» **WORK INSTRUCTIONS**
Quote the listing below in full and exactly as written, but omit every picture.

» **DATASET CONTENT**

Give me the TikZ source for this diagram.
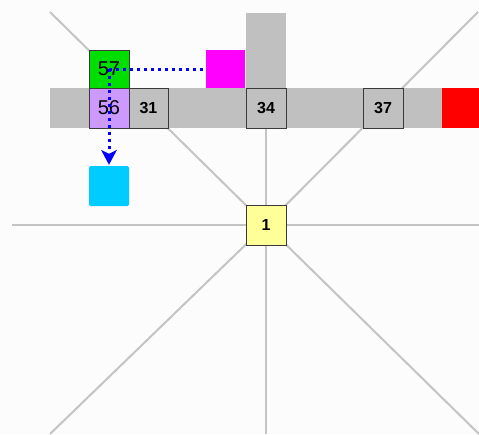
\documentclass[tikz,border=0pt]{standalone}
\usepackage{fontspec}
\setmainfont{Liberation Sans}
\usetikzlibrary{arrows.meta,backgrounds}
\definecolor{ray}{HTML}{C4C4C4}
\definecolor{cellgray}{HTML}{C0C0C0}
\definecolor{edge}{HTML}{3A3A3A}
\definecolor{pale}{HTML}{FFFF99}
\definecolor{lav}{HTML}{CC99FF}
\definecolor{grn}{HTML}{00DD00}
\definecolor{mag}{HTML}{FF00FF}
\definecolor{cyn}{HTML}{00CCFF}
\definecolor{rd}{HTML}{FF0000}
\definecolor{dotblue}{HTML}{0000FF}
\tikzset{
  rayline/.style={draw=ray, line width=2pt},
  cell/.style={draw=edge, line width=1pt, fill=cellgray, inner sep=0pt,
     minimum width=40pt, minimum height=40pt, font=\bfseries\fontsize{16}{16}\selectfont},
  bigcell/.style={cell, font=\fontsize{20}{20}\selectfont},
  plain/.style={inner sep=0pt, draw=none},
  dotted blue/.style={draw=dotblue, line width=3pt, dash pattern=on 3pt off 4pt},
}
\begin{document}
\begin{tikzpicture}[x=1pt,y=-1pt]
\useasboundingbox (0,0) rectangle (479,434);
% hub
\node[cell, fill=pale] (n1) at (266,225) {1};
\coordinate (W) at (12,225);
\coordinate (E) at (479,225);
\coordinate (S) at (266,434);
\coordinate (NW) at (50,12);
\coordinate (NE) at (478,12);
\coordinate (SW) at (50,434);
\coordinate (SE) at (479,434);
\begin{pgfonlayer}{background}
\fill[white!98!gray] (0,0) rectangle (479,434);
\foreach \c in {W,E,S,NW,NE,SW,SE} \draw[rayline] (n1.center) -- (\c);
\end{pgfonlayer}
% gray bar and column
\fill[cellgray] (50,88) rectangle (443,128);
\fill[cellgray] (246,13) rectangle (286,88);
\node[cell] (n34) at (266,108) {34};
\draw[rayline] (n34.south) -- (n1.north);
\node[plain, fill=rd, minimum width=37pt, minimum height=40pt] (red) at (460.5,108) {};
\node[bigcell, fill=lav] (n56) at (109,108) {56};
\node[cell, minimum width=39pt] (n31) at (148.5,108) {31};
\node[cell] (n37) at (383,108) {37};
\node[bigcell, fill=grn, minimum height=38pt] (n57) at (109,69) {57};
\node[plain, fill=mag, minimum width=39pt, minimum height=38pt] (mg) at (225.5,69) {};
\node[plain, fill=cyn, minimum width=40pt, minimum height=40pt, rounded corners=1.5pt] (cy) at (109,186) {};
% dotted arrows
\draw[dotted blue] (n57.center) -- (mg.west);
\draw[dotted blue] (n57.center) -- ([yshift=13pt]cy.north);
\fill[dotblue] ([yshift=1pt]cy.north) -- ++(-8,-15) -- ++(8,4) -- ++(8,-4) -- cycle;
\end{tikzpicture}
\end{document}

» **WRITTEN RESPONSE**
Give me the TikZ source for this diagram.
\documentclass[tikz,border=0pt]{standalone}
\usepackage{fontspec}
\setmainfont{Liberation Sans}
\usetikzlibrary{arrows.meta,backgrounds}
\definecolor{ray}{HTML}{C4C4C4}
\definecolor{cellgray}{HTML}{C0C0C0}
\definecolor{edge}{HTML}{3A3A3A}
\definecolor{pale}{HTML}{FFFF99}
\definecolor{lav}{HTML}{CC99FF}
\definecolor{grn}{HTML}{00DD00}
\definecolor{mag}{HTML}{FF00FF}
\definecolor{cyn}{HTML}{00CCFF}
\definecolor{rd}{HTML}{FF0000}
\definecolor{dotblue}{HTML}{0000FF}
\tikzset{
  rayline/.style={draw=ray, line width=2pt},
  cell/.style={draw=edge, line width=1pt, fill=cellgray, inner sep=0pt,
     minimum width=40pt, minimum height=40pt, font=\bfseries\fontsize{16}{16}\selectfont},
  bigcell/.style={cell, font=\fontsize{20}{20}\selectfont},
  plain/.style={inner sep=0pt, draw=none},
  dotted blue/.style={draw=dotblue, line width=3pt, dash pattern=on 3pt off 4pt},
}
\begin{document}
\begin{tikzpicture}[x=1pt,y=-1pt]
\useasboundingbox (0,0) rectangle (479,434);
% hub
\node[cell, fill=pale] (n1) at (266,225) {1};
\coordinate (W) at (12,225);
\coordinate (E) at (479,225);
\coordinate (S) at (266,434);
\coordinate (NW) at (50,12);
\coordinate (NE) at (478,12);
\coordinate (SW) at (50,434);
\coordinate (SE) at (479,434);
\begin{pgfonlayer}{background}
\fill[white!98!gray] (0,0) rectangle (479,434);
\foreach \c in {W,E,S,NW,NE,SW,SE} \draw[rayline] (n1.center) -- (\c);
\end{pgfonlayer}
% gray bar and column
\fill[cellgray] (50,88) rectangle (443,128);
\fill[cellgray] (246,13) rectangle (286,88);
\node[cell] (n34) at (266,108) {34};
\draw[rayline] (n34.south) -- (n1.north);
\node[plain, fill=rd, minimum width=37pt, minimum height=40pt] (red) at (460.5,108) {};
\node[bigcell, fill=lav] (n56) at (109,108) {56};
\node[cell, minimum width=39pt] (n31) at (148.5,108) {31};
\node[cell] (n37) at (383,108) {37};
\node[bigcell, fill=grn, minimum height=38pt] (n57) at (109,69) {57};
\node[plain, fill=mag, minimum width=39pt, minimum height=38pt] (mg) at (225.5,69) {};
\node[plain, fill=cyn, minimum width=40pt, minimum height=40pt, rounded corners=1.5pt] (cy) at (109,186) {};
% dotted arrows
\draw[dotted blue] (n57.center) -- (mg.west);
\draw[dotted blue] (n57.center) -- ([yshift=13pt]cy.north);
\fill[dotblue] ([yshift=1pt]cy.north) -- ++(-8,-15) -- ++(8,4) -- ++(8,-4) -- cycle;
\end{tikzpicture}
\end{document}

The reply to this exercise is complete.